__WHAT NEEDS TO BE DONE__
Without including any pictures, write out the listing below exactly.
+++ SUPPLIED INFORMATION +++
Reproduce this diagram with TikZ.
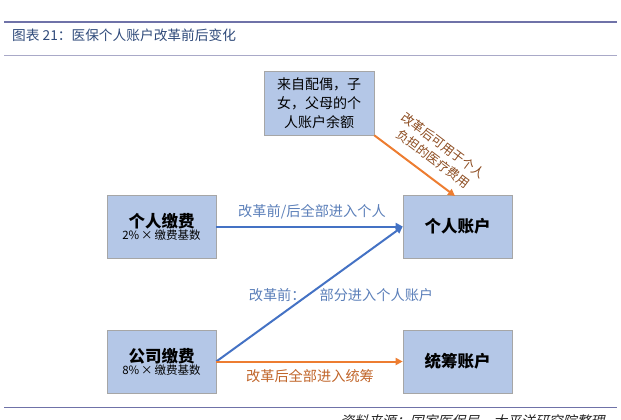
\documentclass[tikz,border=0pt]{standalone}
\usepackage{fontspec}
\setmainfont{Noto Sans CJK SC}
\newfontfamily\cjkslant{Noto Sans CJK SC}[FakeSlant=0.25]
\usetikzlibrary{arrows.meta}
\definecolor{boxfill}{HTML}{B4C7E7}
\definecolor{boxline}{HTML}{A6A6A6}
\definecolor{bluearr}{HTML}{4472C4}
\definecolor{bluetxt}{HTML}{5B7FB9}
\definecolor{orgarr}{HTML}{ED7D31}
\definecolor{orgtxt}{HTML}{C0652A}
\definecolor{browntxt}{HTML}{8B4A1E}
\definecolor{titlecol}{HTML}{2F4A7A}
\definecolor{rulecol}{HTML}{6F72A8}
\definecolor{rulelight}{HTML}{A9A9C8}
\tikzset{
  boxnode/.style={draw=boxline, line width=0.6pt, fill=boxfill, minimum width=109pt, minimum height=63pt, inner sep=2pt, align=center, text=black},
  bluearrow/.style={draw=bluearr, line width=2pt, -{Triangle[length=7pt,width=7pt]}},
  orgarrow/.style={draw=orgarr, line width=2pt, -{Triangle[length=7pt,width=7pt]}},
}
\begin{document}
\begin{tikzpicture}[x=1pt,y=-1pt]
\useasboundingbox (0,0) rectangle (621,420);
% rules
\draw[rulecol, line width=1.8pt] (4,22) -- (617,22);
\draw[rulelight, line width=0.8pt] (4,55) -- (617,55);
\draw[rulecol, line width=0.8pt] (4,407) -- (617,407);
\node[anchor=west, text=titlecol, font=\fontsize{13.7}{15}\selectfont, inner sep=0pt] (title) at (12,35) {图表 21：医保个人账户改革前后变化};
% boxes
\node[boxnode, minimum width=110pt, minimum height=64pt, font=\fontsize{14}{19}\selectfont] (fam) at (319,103) {来自配偶，子\\女，父母的个\\人账户余额};
\node[boxnode] (pers) at (161.5,226.5) {{\fontsize{16.5}{19}\selectfont\bfseries 个人缴费}\\[0pt]{\fontsize{11.5}{13}\selectfont 2\%\,×\,缴费基数}};
\node[boxnode, font=\fontsize{16.5}{19}\selectfont\bfseries] (acct) at (457.5,226.5) {个人账户};
\node[boxnode] (comp) at (161.5,361.5) {{\fontsize{16.5}{19}\selectfont\bfseries 公司缴费}\\[0pt]{\fontsize{11.5}{13}\selectfont 8\%\,×\,缴费基数}};
\node[boxnode, font=\fontsize{16.5}{19}\selectfont\bfseries] (pool) at (457.5,361.5) {统筹账户};
% arrows
\draw[bluearrow] (pers.east) -- (acct.west);
\draw[bluearrow] (comp.east) -- (acct.west);
\draw[orgarrow] (comp.east) -- (pool.west);
\coordinate (famend) at (455,196);
\draw[orgarrow] (fam.south east) -- (famend);
% labels
\node[text=bluetxt, font=\fontsize{14.2}{16}\selectfont] (l1) at (312,212) {改革前/后全部进入个人};
\node[text=bluetxt, font=\fontsize{14.2}{16}\selectfont] (l2) at (341,295) {改革前：\hspace{14pt}部分进入个人账户};
\node[text=orgtxt, font=\fontsize{14.2}{16}\selectfont] (l3) at (310,376) {改革后全部进入统筹};
\node[text=browntxt, font=\fontsize{12.5}{16.5}\selectfont, rotate=-37, align=center] (l4) at (438,152) {改革后可用于个人\\负担的医疗费用};
% footer
\node[anchor=west, font=\cjkslant\fontsize{13.9}{15}\selectfont, text=black!85, inner sep=0pt] (src) at (340,421) {资料来源：国家医保局，太平洋研究院整理};
\end{tikzpicture}
\end{document}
+++
__EXERCISE SOLUTION__
Reproduce this diagram with TikZ.
\documentclass[tikz,border=0pt]{standalone}
\usepackage{fontspec}
\setmainfont{Noto Sans CJK SC}
\newfontfamily\cjkslant{Noto Sans CJK SC}[FakeSlant=0.25]
\usetikzlibrary{arrows.meta}
\definecolor{boxfill}{HTML}{B4C7E7}
\definecolor{boxline}{HTML}{A6A6A6}
\definecolor{bluearr}{HTML}{4472C4}
\definecolor{bluetxt}{HTML}{5B7FB9}
\definecolor{orgarr}{HTML}{ED7D31}
\definecolor{orgtxt}{HTML}{C0652A}
\definecolor{browntxt}{HTML}{8B4A1E}
\definecolor{titlecol}{HTML}{2F4A7A}
\definecolor{rulecol}{HTML}{6F72A8}
\definecolor{rulelight}{HTML}{A9A9C8}
\tikzset{
  boxnode/.style={draw=boxline, line width=0.6pt, fill=boxfill, minimum width=109pt, minimum height=63pt, inner sep=2pt, align=center, text=black},
  bluearrow/.style={draw=bluearr, line width=2pt, -{Triangle[length=7pt,width=7pt]}},
  orgarrow/.style={draw=orgarr, line width=2pt, -{Triangle[length=7pt,width=7pt]}},
}
\begin{document}
\begin{tikzpicture}[x=1pt,y=-1pt]
\useasboundingbox (0,0) rectangle (621,420);
% rules
\draw[rulecol, line width=1.8pt] (4,22) -- (617,22);
\draw[rulelight, line width=0.8pt] (4,55) -- (617,55);
\draw[rulecol, line width=0.8pt] (4,407) -- (617,407);
\node[anchor=west, text=titlecol, font=\fontsize{13.7}{15}\selectfont, inner sep=0pt] (title) at (12,35) {图表 21：医保个人账户改革前后变化};
% boxes
\node[boxnode, minimum width=110pt, minimum height=64pt, font=\fontsize{14}{19}\selectfont] (fam) at (319,103) {来自配偶，子\\女，父母的个\\人账户余额};
\node[boxnode] (pers) at (161.5,226.5) {{\fontsize{16.5}{19}\selectfont\bfseries 个人缴费}\\[0pt]{\fontsize{11.5}{13}\selectfont 2\%\,×\,缴费基数}};
\node[boxnode, font=\fontsize{16.5}{19}\selectfont\bfseries] (acct) at (457.5,226.5) {个人账户};
\node[boxnode] (comp) at (161.5,361.5) {{\fontsize{16.5}{19}\selectfont\bfseries 公司缴费}\\[0pt]{\fontsize{11.5}{13}\selectfont 8\%\,×\,缴费基数}};
\node[boxnode, font=\fontsize{16.5}{19}\selectfont\bfseries] (pool) at (457.5,361.5) {统筹账户};
% arrows
\draw[bluearrow] (pers.east) -- (acct.west);
\draw[bluearrow] (comp.east) -- (acct.west);
\draw[orgarrow] (comp.east) -- (pool.west);
\coordinate (famend) at (455,196);
\draw[orgarrow] (fam.south east) -- (famend);
% labels
\node[text=bluetxt, font=\fontsize{14.2}{16}\selectfont] (l1) at (312,212) {改革前/后全部进入个人};
\node[text=bluetxt, font=\fontsize{14.2}{16}\selectfont] (l2) at (341,295) {改革前：\hspace{14pt}部分进入个人账户};
\node[text=orgtxt, font=\fontsize{14.2}{16}\selectfont] (l3) at (310,376) {改革后全部进入统筹};
\node[text=browntxt, font=\fontsize{12.5}{16.5}\selectfont, rotate=-37, align=center] (l4) at (438,152) {改革后可用于个人\\负担的医疗费用};
% footer
\node[anchor=west, font=\cjkslant\fontsize{13.9}{15}\selectfont, text=black!85, inner sep=0pt] (src) at (340,421) {资料来源：国家医保局，太平洋研究院整理};
\end{tikzpicture}
\end{document}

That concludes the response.